Y continúa: “El amor al bien se apoderó de los corazones y provocó la ruina de la colmena. Se eliminaron los excesos, desaparecieron las enfermedades y no se necesitaron más médicos. Como se acabaron las disputas, no hubo más procesos y no se necesitaron abogados ni jueces. Las abejas, que se volvieron económicas y moderadas, ya no gastaban: no más lujos, no más arte, no más comercio. La desolación fue general. La conclusión es inequívoca, ¡Dejad de quejaros! Sólo los tontos se esfuerzan por hacer de un gran panal un panal honrado. Fraude, lujo y orgullo deben vivir si queremos gozar de sus dulces beneficios”.
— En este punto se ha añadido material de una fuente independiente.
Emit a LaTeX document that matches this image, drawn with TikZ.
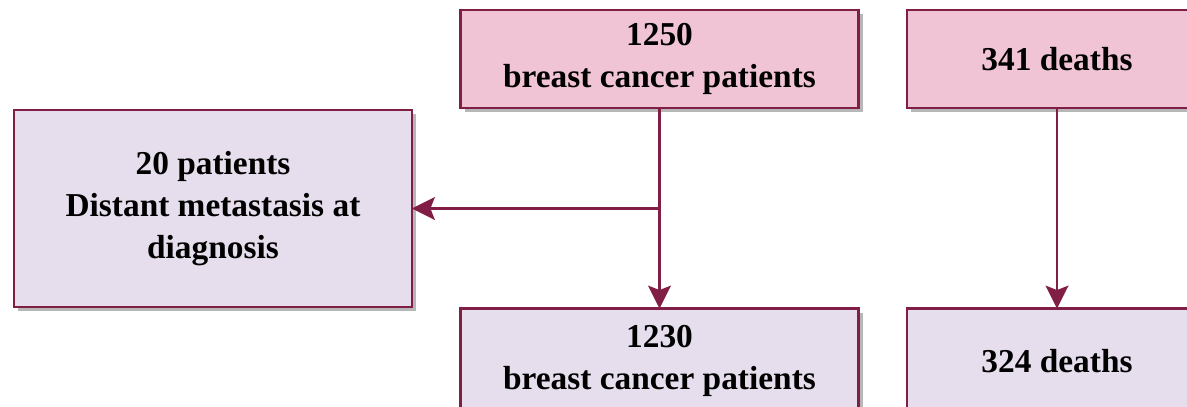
\documentclass[tikz,border=0pt]{standalone}
\usepackage{fontspec}
\setmainfont{Liberation Serif}
\usetikzlibrary{arrows.meta,shadows}
\definecolor{boxline}{RGB}{128,30,70}
\definecolor{pinkfill}{RGB}{240,196,212}
\definecolor{lilacfill}{RGB}{230,222,236}
\begin{document}
\begin{tikzpicture}[x=0.02cm,y=-0.02cm,inner sep=0pt,outer sep=0pt,
flowbox/.style={draw=boxline,rectangle,line width=1.5pt,align=center,
  font=\fontsize{19}{24}\selectfont\bfseries,
  drop shadow={shadow xshift=2.5pt,shadow yshift=-2.5pt,fill=black!40,opacity=0.7}},
topbox/.style={flowbox,fill=pinkfill,minimum width=7.96cm,minimum height=1.96cm},
lowbox/.style={flowbox,fill=lilacfill},
flowarrow/.style={draw=boxline,line width=1.5pt,-{Stealth[length=13pt,width=13pt,inset=2.5pt]}}]
\useasboundingbox (0,0) rectangle (1187,406);
\draw (659.5,59) node[topbox] (start) {1250\\breast cancer patients};
\draw (1057,59) node[topbox,minimum width=6cm] (deathsA) {341 deaths};
\draw (213,208.5) node[lowbox,minimum width=7.96cm,minimum height=3.94cm] (meta) {20 patients\\Distant metastasis at\\diagnosis};
\draw (659.5,361) node[lowbox,minimum width=7.96cm,minimum height=2.1cm] (cohort) {1230\\breast cancer patients};
\draw (1057,361) node[lowbox,minimum width=6cm,minimum height=2.1cm] (deathsB) {324 deaths};
\coordinate (split) at (start.south |- meta.east);
\draw[flowarrow] (start.south) -- (cohort.north);
\draw[flowarrow] (split) -- (meta.east);
\draw[flowarrow] (deathsA.south) -- (deathsB.north);
\end{tikzpicture}
\end{document}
La conciliación de los egoísmos en disputa –en eso consiste la competencia– es el viento que ha hecho avanzar a la civilización, salvo cuando alguien –sea político, jerarca, ideólogo o sacerdote– convence a las masas de que entre el ejercicio de la libertad (sin perjudicar al prójimo) y el mito de la seguridad (ese imposible) es mucho mejor elegir la segunda opción. Es la experiencia directa del mal lo que nos hace mejores a cada uno de nosotros. Nunca al contrario.